He married Mary in 1963. Their son, Paul, has now taken over the farm.

Fell-running achievements 
His fell running achievements include successive peak bagging records within the scope of the Bob Graham Round:

1971: 61 peaks in 23h37m
1972: 63 peaks in 23h35m
1975: 72 peaks, claimed to involve over 100 miles and about 38,000 feet of ascent in 23h20m (record stood until 1988)

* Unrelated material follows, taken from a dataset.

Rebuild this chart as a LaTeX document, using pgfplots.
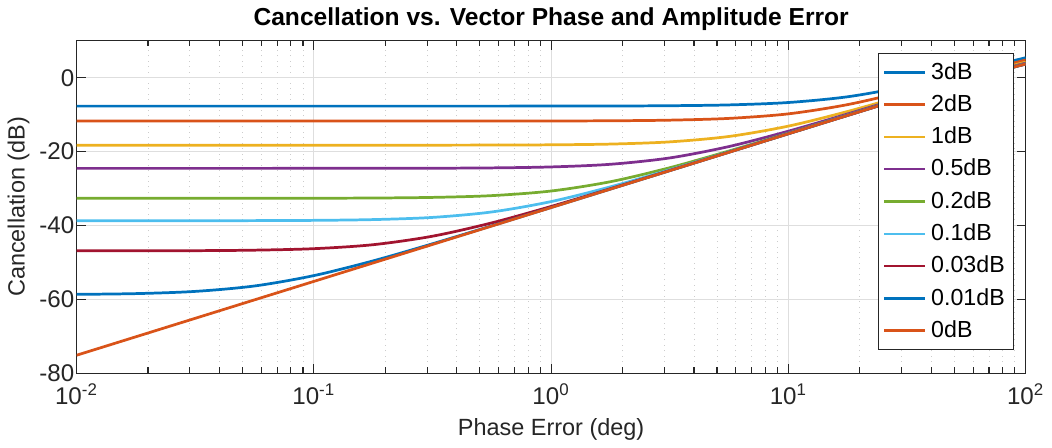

His other fell running achievements include:
 1971: The National Three Peaks Challenge (Ben Nevis, Scafell Pike and Snowdon): 11 hours 54 minutes including driving time
1973: The Welsh 3000s - the 14 peaks of Snowdonia in 4 hours 46 minutes (record stood until 1988)
 1974: The Pennine Way: 3 days, 4 hours, 36 minutes (record stood until 1989)
1976:  Robin Hood Bay to St Bees: 41 hours
1979: The Lyke Wake Walk: 4 hours 53 minutes (set during the annual race) (record stood until 1981)
 1983: The Lakes, Meres and Waters circuit of 105 miles: 19 hours 20 minutes
 1986: (age 50) completed the Wainwrights in 7 days, 1 hour, 25 minutes (record stood until 2014)
 1997: (age 60) ran 60 Lakeland fell tops in 36 hours
 2006: (age 70) ran 70 Lakeland fell tops, covering more than 50 miles and ascending more than 25,000 feet, in under 21 hours.

Legacy 

He considered the 72 peak Lakeland circuit as his own greatest achievement, setting a record which stood unbroken for 13 years. He was appointed an MBE  for his services to sport and charity, and is included as one of Britain’s top 100 sports personalities in the 2007 book Best of British: Hendo’s Sporting Heroes, by sports journalist Jon Henderson. Olympic Gold medal winner and co-founder of the London Marathon Chris Brasher described Joss Naylor as 'The Greatest of Them All', a title he bestowed on Joss when he ran 72 Lake District mountains in 24 hours.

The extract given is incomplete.